_Task directions:_
Go through the data below line by line and count those containing the word "that". Reply with the count only.

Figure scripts
/---

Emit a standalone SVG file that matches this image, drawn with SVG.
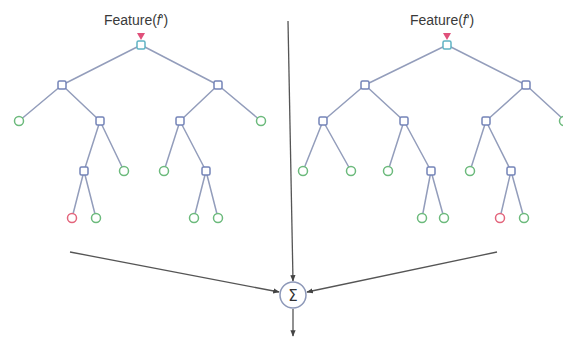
<svg xmlns="http://www.w3.org/2000/svg" width="563" height="338" viewBox="0 0 563 338">
<defs>
<style>
.e{stroke:#939dbb;stroke-width:1.5;fill:none}
.n{fill:#fff;stroke:#7484b8;stroke-width:1.5}
.r{fill:#fff;stroke:#5fb3c4;stroke-width:1.5}
.g{fill:#fff;stroke:#6cba7c;stroke-width:1.5}
.x{fill:#fff;stroke:#e3657c;stroke-width:1.5}
.m{fill:#e0507a}
.a{stroke:#555;stroke-width:1.3;fill:none}
.t{font-family:"Liberation Sans",Arial,sans-serif;font-size:14px;fill:#3a3a3a;text-anchor:middle}
</style>
<marker id="ah" viewBox="0 0 10 10" refX="9" refY="5" markerWidth="5" markerHeight="5" orient="auto">
<path d="M0,1 L10,5 L0,9 z" fill="#444"/>
</marker>
</defs>
<rect width="563" height="338" fill="#fff"/>
<g id="connectors">
<g id="tree1-edges">
<path class="e" d="M141,45L62,85M141,45L218,85M62,85L19,121M62,85L100,121M100,121L84,171M100,121L124,171M84,171L72,218M84,171L96,218M218,85L180,121M218,85L261,121M180,121L164,171M180,121L206,171M206,171L194,218M206,171L218,218"/>
</g>
<g id="tree2-edges">
<path class="e" d="M447,45L365,85M447,45L526,85M365,85L323,121M365,85L404,121M323,121L303,171M323,121L351,171M404,121L388,171M404,121L431,171M431,171L422,218M431,171L444,218M526,85L486,121M526,85L563,119M486,121L470,171M486,121L511,171M511,171L500,218M511,171L524,218"/>
</g>
<line class="a" x1="70" y1="252" x2="279" y2="292" marker-end="url(#ah)"/>
<line class="a" x1="497" y1="252" x2="307" y2="292" marker-end="url(#ah)"/>
<line class="a" x1="288" y1="21" x2="293" y2="281" marker-end="url(#ah)"/>
<line class="a" x1="293" y1="309" x2="293" y2="336" marker-end="url(#ah)"/>
</g>
<g id="tree1">
<text class="t" x="136" y="25">Feature(<tspan font-style="italic">f</tspan>')</text>
<path class="m" d="M137,33L145,33L141,40z"/>
<rect id="t1-root" class="r" x="137" y="41" width="8" height="8" rx="1.5"/>
<rect class="n" x="58" y="81" width="8" height="8" rx="1.5"/>
<rect class="n" x="214" y="81" width="8" height="8" rx="1.5"/>
<circle class="g" cx="19" cy="121" r="4.5"/>
<rect class="n" x="96" y="117" width="8" height="8" rx="1.5"/>
<rect class="n" x="176" y="117" width="8" height="8" rx="1.5"/>
<circle class="g" cx="261" cy="121" r="4.5"/>
<rect class="n" x="80" y="167" width="8" height="8" rx="1.5"/>
<circle class="g" cx="124" cy="171" r="4.5"/>
<circle class="g" cx="164" cy="171" r="4.5"/>
<rect class="n" x="202" y="167" width="8" height="8" rx="1.5"/>
<circle class="x" cx="72" cy="218" r="4.5"/>
<circle class="g" cx="96" cy="218" r="4.5"/>
<circle class="g" cx="194" cy="218" r="4.5"/>
<circle class="g" cx="218" cy="218" r="4.5"/>
</g>
<g id="tree2">
<text class="t" x="442" y="25">Feature(<tspan font-style="italic">f</tspan>')</text>
<path class="m" d="M443,33L451,33L447,40z"/>
<rect class="r" x="443" y="41" width="8" height="8" rx="1.5"/>
<rect class="n" x="361" y="81" width="8" height="8" rx="1.5"/>
<rect class="n" x="522" y="81" width="8" height="8" rx="1.5"/>
<rect class="n" x="319" y="117" width="8" height="8" rx="1.5"/>
<rect class="n" x="400" y="117" width="8" height="8" rx="1.5"/>
<rect class="n" x="482" y="117" width="8" height="8" rx="1.5"/>
<circle class="g" cx="564" cy="121" r="4.5"/>
<circle class="g" cx="303" cy="171" r="4.5"/>
<circle class="g" cx="351" cy="171" r="4.5"/>
<circle class="g" cx="388" cy="171" r="4.5"/>
<rect class="n" x="427" y="167" width="8" height="8" rx="1.5"/>
<circle class="g" cx="470" cy="171" r="4.5"/>
<rect class="n" x="507" y="167" width="8" height="8" rx="1.5"/>
<circle class="g" cx="422" cy="218" r="4.5"/>
<circle class="g" cx="444" cy="218" r="4.5"/>
<circle class="x" cx="500" cy="218" r="4.5"/>
<circle class="g" cx="524" cy="218" r="4.5"/>
</g>
<g id="sum">
<circle cx="293" cy="295" r="13" fill="#fff" stroke="#8d98b8" stroke-width="1.5"/>
<text x="293" y="300.5" font-family="'DejaVu Sans',sans-serif" font-size="15" fill="#333" text-anchor="middle">Σ</text>
</g>
</svg>
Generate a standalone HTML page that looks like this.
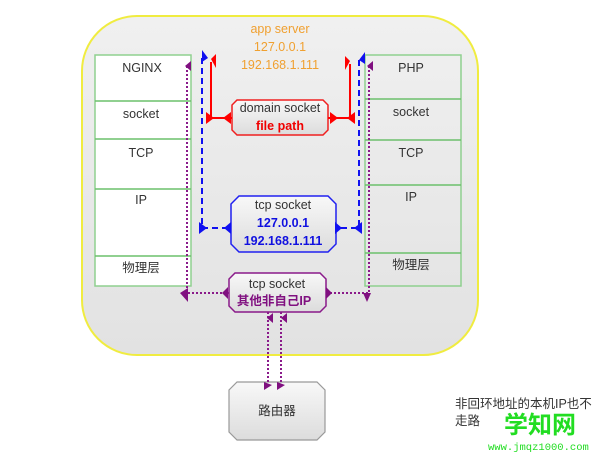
<!DOCTYPE html>
<html><head><meta charset="utf-8"><style>
body{margin:0;background:#fff;width:609px;height:455px;overflow:hidden}
svg text{font-family:"Liberation Sans","Noto Sans CJK SC",sans-serif}
svg text.mono{font-family:"Liberation Mono",monospace}
</style></head><body>
<svg width="609" height="455" xmlns="http://www.w3.org/2000/svg">
<defs>
<linearGradient id="bg" x1="0" y1="0" x2="0" y2="1"><stop offset="0" stop-color="#f0f0f0"/><stop offset="1" stop-color="#e2e2e2"/></linearGradient>
<linearGradient id="bx" x1="0" y1="0" x2="0" y2="1"><stop offset="0" stop-color="#f8f8f8"/><stop offset="1" stop-color="#dcdcdc"/></linearGradient>
</defs>
<rect x="82" y="16" width="396" height="339" rx="55" fill="url(#bg)" stroke="#f0ec40" stroke-width="2"/>
<text x="280" y="33" font-size="12.5" fill="#f0a030" text-anchor="middle">app server</text>
<text x="280" y="51" font-size="12.5" fill="#f0a030" text-anchor="middle">127.0.0.1</text>
<text x="280" y="69" font-size="12.5" fill="#f0a030" text-anchor="middle">192.168.1.111</text>
<rect x="95" y="55" width="96" height="231" fill="#fff" stroke="#8fd08f" stroke-width="1.5"/>
<g stroke="#6cc06c" stroke-width="1.5"><line x1="95" y1="101" x2="191" y2="101"/><line x1="95" y1="139" x2="191" y2="139"/><line x1="95" y1="189" x2="191" y2="189"/><line x1="95" y1="256" x2="191" y2="256"/></g>
<rect x="365" y="55" width="96" height="231" fill="none" stroke="#8fd08f" stroke-width="1.5"/>
<g stroke="#6cc06c" stroke-width="1.5"><line x1="365" y1="99" x2="461" y2="99"/><line x1="365" y1="140" x2="461" y2="140"/><line x1="365" y1="185" x2="461" y2="185"/><line x1="365" y1="253" x2="461" y2="253"/></g>
<g font-size="12.5" fill="#333" text-anchor="middle">
<text x="142" y="72">NGINX</text><text x="141" y="118">socket</text><text x="141" y="157">TCP</text><text x="141" y="204">IP</text><text x="141" y="272">物理层</text>
<text x="411" y="72">PHP</text><text x="411" y="116">socket</text><text x="411" y="157">TCP</text><text x="411" y="201">IP</text><text x="411" y="269">物理层</text>
</g>
<path d="M237 100 H323 L328 105 V130 L323 135 H237 L232 130 V105 Z" fill="url(#bx)" stroke="#f02020" stroke-width="1.5"/>
<text x="280" y="112" font-size="12.5" fill="#333" text-anchor="middle">domain socket</text>
<text x="280" y="130" font-size="12.5" fill="#f00000" font-weight="bold" text-anchor="middle">file path</text>
<path d="M239 196 H328 L336 204 V244 L328 252 H239 L231 244 V204 Z" fill="url(#bx)" stroke="#2020f0" stroke-width="1.5"/>
<text x="283" y="209" font-size="12.5" fill="#333" text-anchor="middle">tcp socket</text>
<text x="283" y="227" font-size="12.5" fill="#1010e0" font-weight="bold" text-anchor="middle">127.0.0.1</text>
<text x="283" y="245" font-size="12.5" fill="#1010e0" font-weight="bold" text-anchor="middle">192.168.1.111</text>
<path d="M235 273 H320 L326 279 V306 L320 312 H235 L229 306 V279 Z" fill="url(#bx)" stroke="#8a1a8a" stroke-width="1.5"/>
<text x="277" y="288" font-size="12.5" fill="#333" text-anchor="middle">tcp socket</text>
<text x="274" y="305" font-size="12.5" fill="#801080" font-weight="bold" text-anchor="middle">其他非自己IP</text>
<path d="M237 382 H317 L325 390 V432 L317 440 H237 L229 432 V390 Z" fill="url(#bx)" stroke="#999" stroke-width="1.2"/>
<text x="277" y="415" font-size="12.5" fill="#333" text-anchor="middle">路由器</text>
<g stroke="#1010f0" stroke-width="2" stroke-dasharray="6,4" fill="none">
<path d="M202 58 V228 H229"/><path d="M359 60 V228 H335"/></g>
<g fill="#1010f0">
<polygon points="202,50 208,58 202,62"/><polygon points="199,222 207,228 199,234"/><polygon points="231,222 224,228 231,234"/>
<polygon points="365,52 359,60 365,64"/><polygon points="362,222 354,228 362,234"/><polygon points="335,222 342,228 335,234"/>
</g>
<g stroke="#f00" stroke-width="2" fill="none"><path d="M211 62 V118 H232"/><path d="M350 64 V118 H328"/></g>
<g fill="#f00">
<polygon points="211,59 216,54 216,68"/><polygon points="206,112 214,118 206,124"/><polygon points="231,112 223,118 231,124"/>
<polygon points="350,61 345,56 345,70"/><polygon points="355,112 347,118 355,124"/><polygon points="330,112 338,118 330,124"/>
</g>
<g stroke="#8a1a8a" stroke-width="2" stroke-dasharray="2,2" fill="none">
<path d="M187 66 V293 H229"/><path d="M369 66 V293 H326"/><path d="M268 312 V385"/><path d="M281 312 V385"/></g>
<g fill="#801080">
<polygon points="191,61 191,71 185,66"/><polygon points="180,293 188,288 188,302"/><polygon points="228,287 222,293 228,299"/>
<polygon points="373,61 373,71 367,66"/><polygon points="363,293 371,293 367,302"/><polygon points="326,287 332,293 326,299"/>
<polygon points="273,313 267,318 273,323"/><polygon points="287,313 281,318 287,323"/>
<polygon points="264,382 272,385 264,390"/><polygon points="277,382 285,385 277,390"/>
</g>
<text x="455" y="408" font-size="12.5" fill="#333">非回环地址的本机IP也不</text>
<text x="455" y="425" font-size="12.5" fill="#333">走路</text>
<text x="504" y="433" font-size="24" font-weight="bold" fill="#22dd22">学知网</text>
<text x="488" y="450" font-size="10.5" fill="#22dd22" class="mono">www.jmqz1000.com</text>
</svg>
</body></html>
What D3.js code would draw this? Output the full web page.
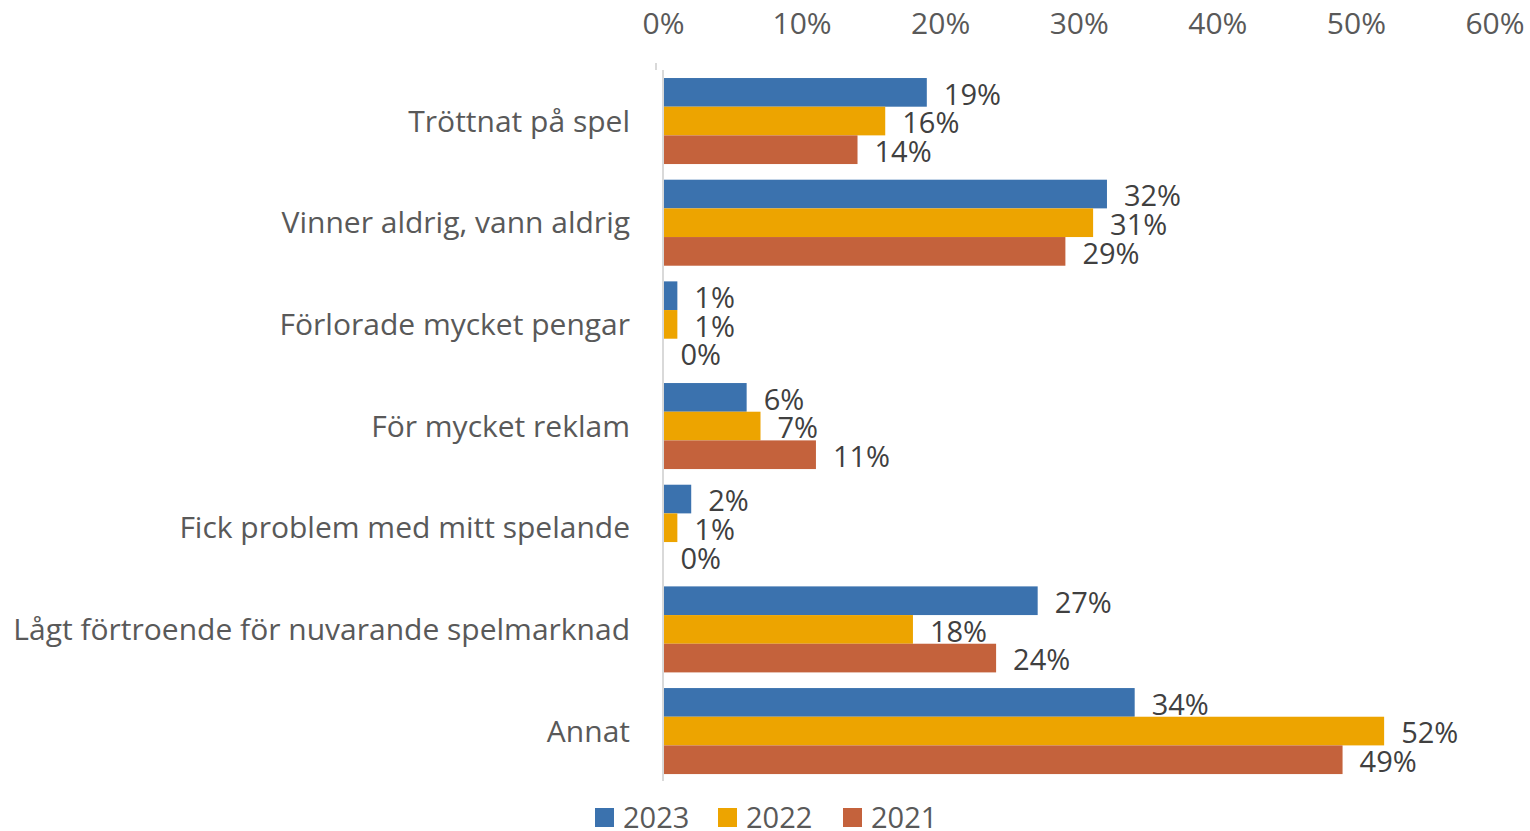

\---

_Reply:_
2